Tonight is the second game of the finals of the World Cup of Hockey. The ragtag underdogs Some Of Europe are hoping to avoid elimination, while Canada can win the whole thing, and get a really ugly trophy and the validation of their national identity. Like any non-Canadian capable of making smart choices, I will be cheering for Europe.
This is a great opportunity to look the meaningless masochism of sports head on. I am going to cheer for this thing that does not matter, and they are going to lose, and it is going to cause me pain. Really, that’s all sports are. Rooting for Europe tonight is the purest embodiment of this situation.
It is profoundly meaningless. The idea of having a Team Some Of Europe is a cash-grab from a league that wanted to market Anze Kopitar and show it cared about presenting compelling hockey. It’s a really goofy idea that it sounds like they aren’t going to do again, which is a shame, because it’s fun, unlike most of the NHL’s terrible ideas.
I have no allegiance to this team. I do not live in Europe, I am not European. I decided to like this team because they’re a weird idea and all the alternatives are worse. So I want Europe to win, as much as I want anyone to. It’s hard to care.
This is the World Cup of Hockey, which is especially meaningless. The entire event feels incredibly unnecessary. Like, really, this is happening? Now? And we’re supposed to get excited about it? We’re supposed to talk about it? Most of the conversations I’ve had about the World Cup of Hockey have revolved on what a ridiculous idea it is.
I don’t want to care about this at all. Caring about it makes me feel really stupid. I’m having a hard time justifying this investment to myself. It isn’t reasonable. I still painted my nails to show my support, in two shades of blue, and a half hearted attempt at the hockey stick E logo they came up with. It’s a pretty sloppy manicure, far from my best work, and I immediately ruined the right thumb, but it’s the thought that counts. I wanted to show my allegiance before it was all over.
They are going to lose. I would love to be proven wrong, but that’s unlikely. This Canadian team has been absurdly dominant. That team some of Europe made it this far is spectacular and unexpected. They’re almost certainly going to get swept. It could get ugly.
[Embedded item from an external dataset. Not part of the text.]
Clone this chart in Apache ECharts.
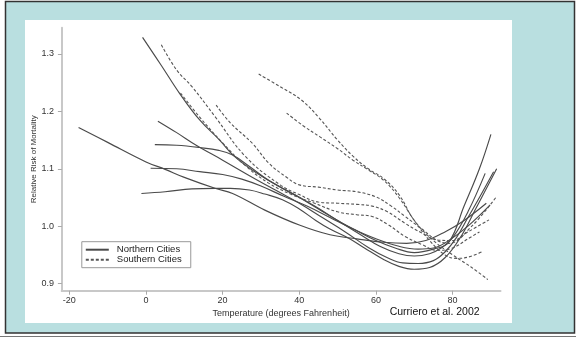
<!DOCTYPE html>
<html>
<head>
<meta charset="utf-8">
<script src="https://cdn.jsdelivr.net/npm/echarts@6/dist/echarts.min.js"></script>
<style>
html,body{margin:0;padding:0;background:#fff;}
#c{width:576px;height:339px;}
</style>
</head>
<body>
<div id="c"></div>
<script>
// ---- tick labels ----
const xTicks = [-20, 0, 20, 40, 60, 80];
const yTicks = [0.9, 1.0, 1.1, 1.2, 1.3];

// ---- Northern cities (solid) : [temperature, relative risk] ----
const north1 = [[-17.6,1.172],[-10,1.146],[0,1.112],[5,1.099],[10,1.085],[18,1.066],[22.6,1.057],[31,1.028],[40,1.002],[48,0.985],[55,0.978],[62,0.972],[68,0.970],[73,0.975],[78,0.990],[83,1.010],[88.8,1.040]];
const north2 = [[-0.9,1.329],[4,1.280],[8.8,1.231],[14,1.185],[19.2,1.150],[23,1.122],[27.7,1.098],[34.7,1.069],[40,1.050],[45,1.030],[50,1.010],[55,0.992],[60,0.975],[65,0.962],[70,0.954],[75,0.960],[79,0.972],[83,1.035],[87,1.100],[90,1.160]];
const north3 = [[3.1,1.183],[8,1.163],[13.1,1.141],[20,1.115],[27,1.088],[34,1.062],[40,1.040],[46,1.015],[52,0.990],[58,0.963],[63,0.945],[67,0.936],[71,0.935],[75,0.940],[78,0.955],[81,0.980],[84,1.015],[87,1.050],[90.7,1.095]];
const north4 = [[2.3,1.142],[8,1.141],[14,1.137],[19,1.132],[22.6,1.124],[27,1.104],[32,1.080],[38,1.058],[44,1.035],[50,1.010],[56,0.985],[61,0.965],[66,0.952],[70,0.948],[74,0.952],[77,0.962],[80,0.980],[84,1.025],[88.5,1.092]];
const north5 = [[1.2,1.101],[8,1.100],[14,1.095],[20,1.090],[25,1.082],[30,1.070],[36,1.052],[42,1.035],[48,1.015],[54,0.995],[60,0.978],[66,0.965],[71,0.960],[75,0.962],[79,0.975],[84,1.000],[89.8,1.037]];
const north6 = [[-1.2,1.057],[5,1.060],[12,1.065],[18,1.066],[22,1.066],[27,1.063],[31,1.056],[35.6,1.046],[40,1.030],[44.3,1.010],[48,0.995],[52.9,0.979],[57,0.962],[62,0.942],[66,0.930],[70,0.925],[74,0.928],[78,0.945],[82,0.980],[86,1.030],[91.5,1.100]];

// ---- Southern cities (dashed) ----
const south1 = [[4,1.316],[8,1.272],[12,1.243],[18,1.191],[26,1.121],[35,1.072],[40,1.055],[45,1.042],[50,1.040],[55,1.038],[59,1.035],[63,1.025],[67.6,1.005],[72,0.988],[76,0.976],[80,0.975],[84,0.990],[89.5,1.011]];
const south2 = [[18.3,1.211],[22,1.180],[27.8,1.144],[32,1.110],[36.5,1.086],[40,1.072],[45,1.068],[50,1.063],[55,1.060],[60,1.051],[64,1.035],[67.6,1.017],[72,0.995],[76,0.975],[79,0.970],[85,1.000],[91.5,1.052]];
const south3 = [[29.4,1.265],[35,1.243],[40.5,1.220],[45,1.190],[50,1.150],[54,1.122],[58,1.100],[62,1.083],[66,1.055],[70,1.010],[75,0.975],[80,0.950],[85,0.928],[89.2,0.907]];
const south4 = [[36.7,1.197],[41,1.175],[45.3,1.156],[50,1.135],[54,1.115],[58,1.098],[62,1.080],[66,1.050],[70,1.010],[74,0.975],[78,0.950],[81,0.944],[84,0.946],[87.6,0.955]];
const south5 = [[9,1.232],[14,1.190],[20,1.145],[26,1.105],[32,1.075],[38,1.055],[44,1.040],[50,1.025],[55,1.020],[59,1.017],[63.3,1.002],[67.6,0.982],[72,0.968],[76,0.958],[80,0.962],[84,0.978],[87,0.990]];

const northSeries = [north1, north2, north3, north4, north5, north6];
const southSeries = [south1, south2, south3, south4, south5];

const FONT = 'Liberation Sans, Arial, sans-serif';
const chart = echarts.init(document.getElementById('c'), null, {renderer: 'canvas'});

const series = [];
northSeries.forEach(d => series.push({
  name: 'Northern Cities', type: 'line', data: d, smooth: 0.4, showSymbol: false, symbol: 'none',
  xAxisIndex: 0, yAxisIndex: 0,
  lineStyle: {color: '#4a4a4a', width: 1.15, type: 'solid'}, itemStyle: {color: '#4a4a4a'}, z: 3
}));
southSeries.forEach(d => series.push({
  name: 'Southern Cities', type: 'line', data: d, smooth: 0.4, showSymbol: false, symbol: 'none',
  xAxisIndex: 0, yAxisIndex: 0,
  lineStyle: {color: '#555', width: 1.1, type: [3, 2]}, itemStyle: {color: '#555'}, z: 3
}));

const option = {
  animation: false,
  backgroundColor: '#ffffff',
  graphic: {
    elements: [
      {type: 'rect', z: -100, silent: true, shape: {x: 5.5, y: 1.5, width: 569, height: 331.5},
       style: {fill: '#b9dfe0', stroke: '#333', lineWidth: 1.5}},
      {type: 'rect', z: -99, silent: true, shape: {x: 25, y: 20, width: 487, height: 303},
       style: {fill: '#ffffff'}},
      {type: 'line', z: -99, silent: true, shape: {x1: 0, y1: 336.5, x2: 576, y2: 336.5},
       style: {stroke: '#777', lineWidth: 1}},
      {type: 'text', z: 10, silent: true, x: 389.7, y: 312.5,
       style: {text: 'Curriero et al. 2002', fontSize: 10.5, fontFamily: FONT, fill: '#111', verticalAlign: 'middle', align: 'left'}}
    ]
  },
  legend: {
    data: ['Northern Cities', 'Southern Cities'],
    orient: 'vertical', left: 81.8, top: 241.7,
    itemWidth: 23, itemHeight: 7.7, itemGap: 0,
    padding: [3, 9, 3, 3],
    borderColor: '#999', borderWidth: 1, backgroundColor: '#fff',
    itemStyle: {color: 'rgba(0,0,0,0)', borderColor: 'rgba(0,0,0,0)', borderWidth: 0, opacity: 0},
    textStyle: {fontSize: 9.5, fontFamily: FONT, color: '#222', lineHeight: 8, padding: [0, 0, 0, 3]}
  },
  grid: [
    {left: 61.7, right: 75.5, top: 27.7, bottom: 48.3, outerBoundsMode: 'none', containLabel: false},
    {left: 69.3, right: 123.4, top: 54, bottom: 55.4, outerBoundsMode: 'none', containLabel: false}
  ],
  xAxis: [
    {gridIndex: 0, type: 'value', min: -22, max: 92.5,
     axisLine: {show: true, onZero: false, lineStyle: {color: '#c8c8c8', width: 2}},
     axisTick: {show: false}, axisLabel: {show: false}, splitLine: {show: false},
     name: 'Temperature (degrees Fahrenheit)', nameLocation: 'middle', nameGap: 18,
     nameTextStyle: {fontSize: 9, fontFamily: FONT, color: '#333'}},
    {gridIndex: 1, type: 'value', min: xTicks[0], max: xTicks[xTicks.length - 1], interval: 20, offset: 7.1,
     axisLine: {show: false, onZero: false},
     axisTick: {show: true, length: 4, lineStyle: {color: '#aaa', width: 1}},
     axisLabel: {show: true, margin: 5, fontSize: 9, fontFamily: FONT, color: '#333'},
     splitLine: {show: false}}
  ],
  yAxis: [
    {gridIndex: 0, type: 'value', min: 0.8876, max: 1.3458,
     axisLine: {show: true, onZero: false, lineStyle: {color: '#c8c8c8', width: 2}},
     axisTick: {show: false}, axisLabel: {show: false}, splitLine: {show: false},
     name: 'Relative Risk of Mortality', nameLocation: 'middle', nameGap: 24, nameRotate: 90,
     nameTextStyle: {fontSize: 8, fontFamily: FONT, color: '#333'}},
    {gridIndex: 1, type: 'value', min: yTicks[0], max: yTicks[yTicks.length - 1], interval: 0.1, offset: 7.4,
     axisLine: {show: false, onZero: false},
     axisTick: {show: true, length: 4, lineStyle: {color: '#aaa', width: 1}},
     axisLabel: {show: true, margin: 8, fontSize: 9, fontFamily: FONT, color: '#333',
                 formatter: v => Number(v).toFixed(1)},
     splitLine: {show: false}}
  ],
  series: series
};
chart.setOption(option);
</script>
</body>
</html>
I don’t actually know if I’m going to watch any of the game. It sounds painful, and probably bad. I might go see a movie with my dad, or what the Wild’s preseason game, or lie on the floor humming the theme of The X-Files while trying to get my cat to pay attention to me. Any of that sounds like a better time than watching sad European hockey players. I don’t need to see the end.
It’s weird: this manicure is going to last longer than Team Some Of Europe. They’ll probably be gone by Friday, but even if win tonight, this nail polish will be around long past the end of the tournament. It will chip, and I will be lazy about redoing it, and I might have to explain what the weird white lines on my middle fingers are about. And then somehow, I’ll have to explain that there was a tournament, and a team that represented Some Of Europe, and I felt passionately enough about this to let it inspire how I painted my fingernails. And whoever I’m talking to will look at me weird, because none of that makes sense, and really, that’s what sports is: inexplicable investment and an inability to let go. Most of the time it’s normalized, with teams that connect to our hometowns, teams that have a history, and a future, letting us justify our fixations. It isn’t everyday that a Team Some Of Europe rolls around to lay bare how absurd this is. Absurd, but beautiful, in its own painful way.